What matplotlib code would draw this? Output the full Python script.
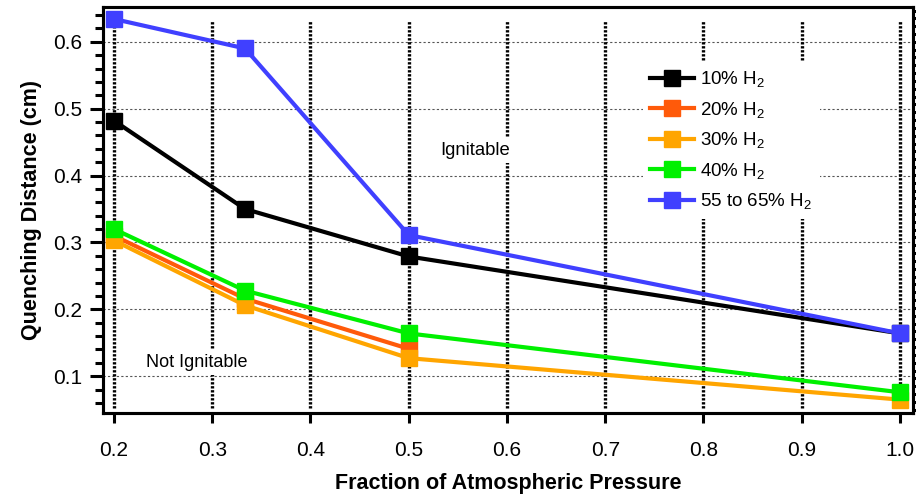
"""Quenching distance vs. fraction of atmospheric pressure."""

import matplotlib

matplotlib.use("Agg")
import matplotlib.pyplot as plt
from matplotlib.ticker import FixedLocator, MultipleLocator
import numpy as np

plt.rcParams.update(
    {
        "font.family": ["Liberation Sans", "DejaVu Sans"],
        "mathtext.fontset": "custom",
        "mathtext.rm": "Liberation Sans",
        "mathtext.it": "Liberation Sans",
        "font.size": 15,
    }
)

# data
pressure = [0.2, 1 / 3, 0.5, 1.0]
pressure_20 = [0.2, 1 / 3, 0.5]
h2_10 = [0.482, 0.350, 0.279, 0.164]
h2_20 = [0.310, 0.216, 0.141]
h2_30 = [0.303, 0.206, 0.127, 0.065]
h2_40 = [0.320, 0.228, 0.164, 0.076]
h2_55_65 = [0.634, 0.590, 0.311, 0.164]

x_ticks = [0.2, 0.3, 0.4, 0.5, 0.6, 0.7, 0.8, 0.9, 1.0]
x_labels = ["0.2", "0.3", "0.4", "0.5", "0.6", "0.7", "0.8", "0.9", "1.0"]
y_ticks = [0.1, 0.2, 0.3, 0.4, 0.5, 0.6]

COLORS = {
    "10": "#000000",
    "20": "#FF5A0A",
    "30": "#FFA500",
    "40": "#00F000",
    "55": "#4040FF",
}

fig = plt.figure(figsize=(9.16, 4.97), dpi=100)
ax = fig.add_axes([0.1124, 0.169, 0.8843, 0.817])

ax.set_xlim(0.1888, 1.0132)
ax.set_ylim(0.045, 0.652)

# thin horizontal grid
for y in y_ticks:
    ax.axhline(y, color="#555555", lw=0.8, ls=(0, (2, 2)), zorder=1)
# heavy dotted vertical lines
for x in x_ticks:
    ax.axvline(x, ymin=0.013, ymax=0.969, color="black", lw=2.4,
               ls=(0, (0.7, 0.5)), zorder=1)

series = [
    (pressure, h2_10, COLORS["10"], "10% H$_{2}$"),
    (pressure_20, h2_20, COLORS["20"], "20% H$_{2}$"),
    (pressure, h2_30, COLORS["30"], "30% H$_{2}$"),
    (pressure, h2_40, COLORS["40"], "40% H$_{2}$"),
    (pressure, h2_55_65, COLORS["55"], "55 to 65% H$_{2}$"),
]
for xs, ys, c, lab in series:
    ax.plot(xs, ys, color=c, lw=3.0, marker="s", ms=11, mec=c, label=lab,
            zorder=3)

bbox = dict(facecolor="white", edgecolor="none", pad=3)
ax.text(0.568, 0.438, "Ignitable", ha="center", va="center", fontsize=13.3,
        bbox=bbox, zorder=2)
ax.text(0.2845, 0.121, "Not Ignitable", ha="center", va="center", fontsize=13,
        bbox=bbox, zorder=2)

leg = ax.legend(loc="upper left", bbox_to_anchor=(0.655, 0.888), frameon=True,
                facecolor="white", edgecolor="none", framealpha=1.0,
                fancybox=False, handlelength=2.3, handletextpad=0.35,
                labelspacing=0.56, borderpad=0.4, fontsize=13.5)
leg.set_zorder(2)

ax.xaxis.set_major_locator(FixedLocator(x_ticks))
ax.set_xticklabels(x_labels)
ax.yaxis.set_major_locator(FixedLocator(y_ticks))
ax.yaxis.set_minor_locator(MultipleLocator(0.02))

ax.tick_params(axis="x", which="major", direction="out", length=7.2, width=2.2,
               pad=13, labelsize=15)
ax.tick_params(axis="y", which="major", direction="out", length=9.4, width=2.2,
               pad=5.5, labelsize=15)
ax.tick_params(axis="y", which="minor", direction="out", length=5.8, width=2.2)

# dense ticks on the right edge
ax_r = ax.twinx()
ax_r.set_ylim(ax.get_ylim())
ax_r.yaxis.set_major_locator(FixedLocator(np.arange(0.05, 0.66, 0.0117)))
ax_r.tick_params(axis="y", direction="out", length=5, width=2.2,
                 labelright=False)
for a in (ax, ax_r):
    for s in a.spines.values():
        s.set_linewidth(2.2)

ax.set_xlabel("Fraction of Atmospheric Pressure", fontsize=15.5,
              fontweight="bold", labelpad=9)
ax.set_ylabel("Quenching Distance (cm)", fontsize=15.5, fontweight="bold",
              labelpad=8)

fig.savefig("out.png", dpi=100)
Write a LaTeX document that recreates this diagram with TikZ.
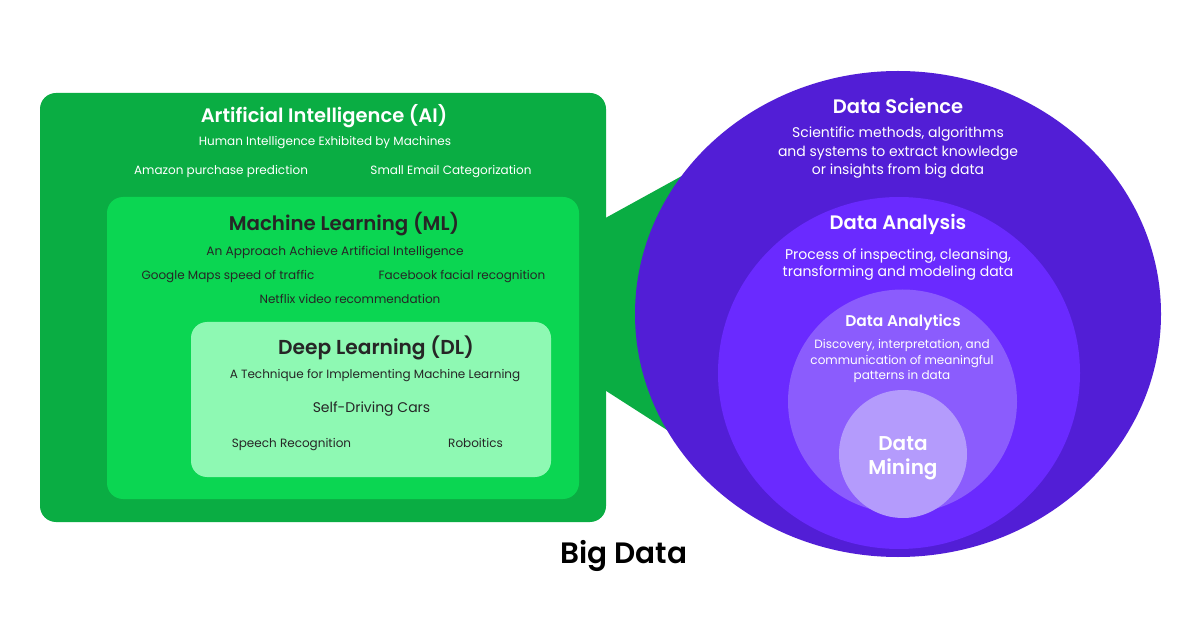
* * *
◆ **TASK TO COMPLETE**
Leave the pictures out and print the records above exactly as they stand.

◆ **FULL ANSWER**
What matplotlib code would draw this? Output the full Python script.
"""Quenching distance vs. fraction of atmospheric pressure."""

import matplotlib

matplotlib.use("Agg")
import matplotlib.pyplot as plt
from matplotlib.ticker import FixedLocator, MultipleLocator
import numpy as np

plt.rcParams.update(
    {
        "font.family": ["Liberation Sans", "DejaVu Sans"],
        "mathtext.fontset": "custom",
        "mathtext.rm": "Liberation Sans",
        "mathtext.it": "Liberation Sans",
        "font.size": 15,
    }
)

# data
pressure = [0.2, 1 / 3, 0.5, 1.0]
pressure_20 = [0.2, 1 / 3, 0.5]
h2_10 = [0.482, 0.350, 0.279, 0.164]
h2_20 = [0.310, 0.216, 0.141]
h2_30 = [0.303, 0.206, 0.127, 0.065]
h2_40 = [0.320, 0.228, 0.164, 0.076]
h2_55_65 = [0.634, 0.590, 0.311, 0.164]

x_ticks = [0.2, 0.3, 0.4, 0.5, 0.6, 0.7, 0.8, 0.9, 1.0]
x_labels = ["0.2", "0.3", "0.4", "0.5", "0.6", "0.7", "0.8", "0.9", "1.0"]
y_ticks = [0.1, 0.2, 0.3, 0.4, 0.5, 0.6]

COLORS = {
    "10": "#000000",
    "20": "#FF5A0A",
    "30": "#FFA500",
    "40": "#00F000",
    "55": "#4040FF",
}

fig = plt.figure(figsize=(9.16, 4.97), dpi=100)
ax = fig.add_axes([0.1124, 0.169, 0.8843, 0.817])

ax.set_xlim(0.1888, 1.0132)
ax.set_ylim(0.045, 0.652)

# thin horizontal grid
for y in y_ticks:
    ax.axhline(y, color="#555555", lw=0.8, ls=(0, (2, 2)), zorder=1)
# heavy dotted vertical lines
for x in x_ticks:
    ax.axvline(x, ymin=0.013, ymax=0.969, color="black", lw=2.4,
               ls=(0, (0.7, 0.5)), zorder=1)

series = [
    (pressure, h2_10, COLORS["10"], "10% H$_{2}$"),
    (pressure_20, h2_20, COLORS["20"], "20% H$_{2}$"),
    (pressure, h2_30, COLORS["30"], "30% H$_{2}$"),
    (pressure, h2_40, COLORS["40"], "40% H$_{2}$"),
    (pressure, h2_55_65, COLORS["55"], "55 to 65% H$_{2}$"),
]
for xs, ys, c, lab in series:
    ax.plot(xs, ys, color=c, lw=3.0, marker="s", ms=11, mec=c, label=lab,
            zorder=3)

bbox = dict(facecolor="white", edgecolor="none", pad=3)
ax.text(0.568, 0.438, "Ignitable", ha="center", va="center", fontsize=13.3,
        bbox=bbox, zorder=2)
ax.text(0.2845, 0.121, "Not Ignitable", ha="center", va="center", fontsize=13,
        bbox=bbox, zorder=2)

leg = ax.legend(loc="upper left", bbox_to_anchor=(0.655, 0.888), frameon=True,
                facecolor="white", edgecolor="none", framealpha=1.0,
                fancybox=False, handlelength=2.3, handletextpad=0.35,
                labelspacing=0.56, borderpad=0.4, fontsize=13.5)
leg.set_zorder(2)

ax.xaxis.set_major_locator(FixedLocator(x_ticks))
ax.set_xticklabels(x_labels)
ax.yaxis.set_major_locator(FixedLocator(y_ticks))
ax.yaxis.set_minor_locator(MultipleLocator(0.02))

ax.tick_params(axis="x", which="major", direction="out", length=7.2, width=2.2,
               pad=13, labelsize=15)
ax.tick_params(axis="y", which="major", direction="out", length=9.4, width=2.2,
               pad=5.5, labelsize=15)
ax.tick_params(axis="y", which="minor", direction="out", length=5.8, width=2.2)

# dense ticks on the right edge
ax_r = ax.twinx()
ax_r.set_ylim(ax.get_ylim())
ax_r.yaxis.set_major_locator(FixedLocator(np.arange(0.05, 0.66, 0.0117)))
ax_r.tick_params(axis="y", direction="out", length=5, width=2.2,
                 labelright=False)
for a in (ax, ax_r):
    for s in a.spines.values():
        s.set_linewidth(2.2)

ax.set_xlabel("Fraction of Atmospheric Pressure", fontsize=15.5,
              fontweight="bold", labelpad=9)
ax.set_ylabel("Quenching Distance (cm)", fontsize=15.5, fontweight="bold",
              labelpad=8)

fig.savefig("out.png", dpi=100)
Write a LaTeX document that recreates this diagram with TikZ.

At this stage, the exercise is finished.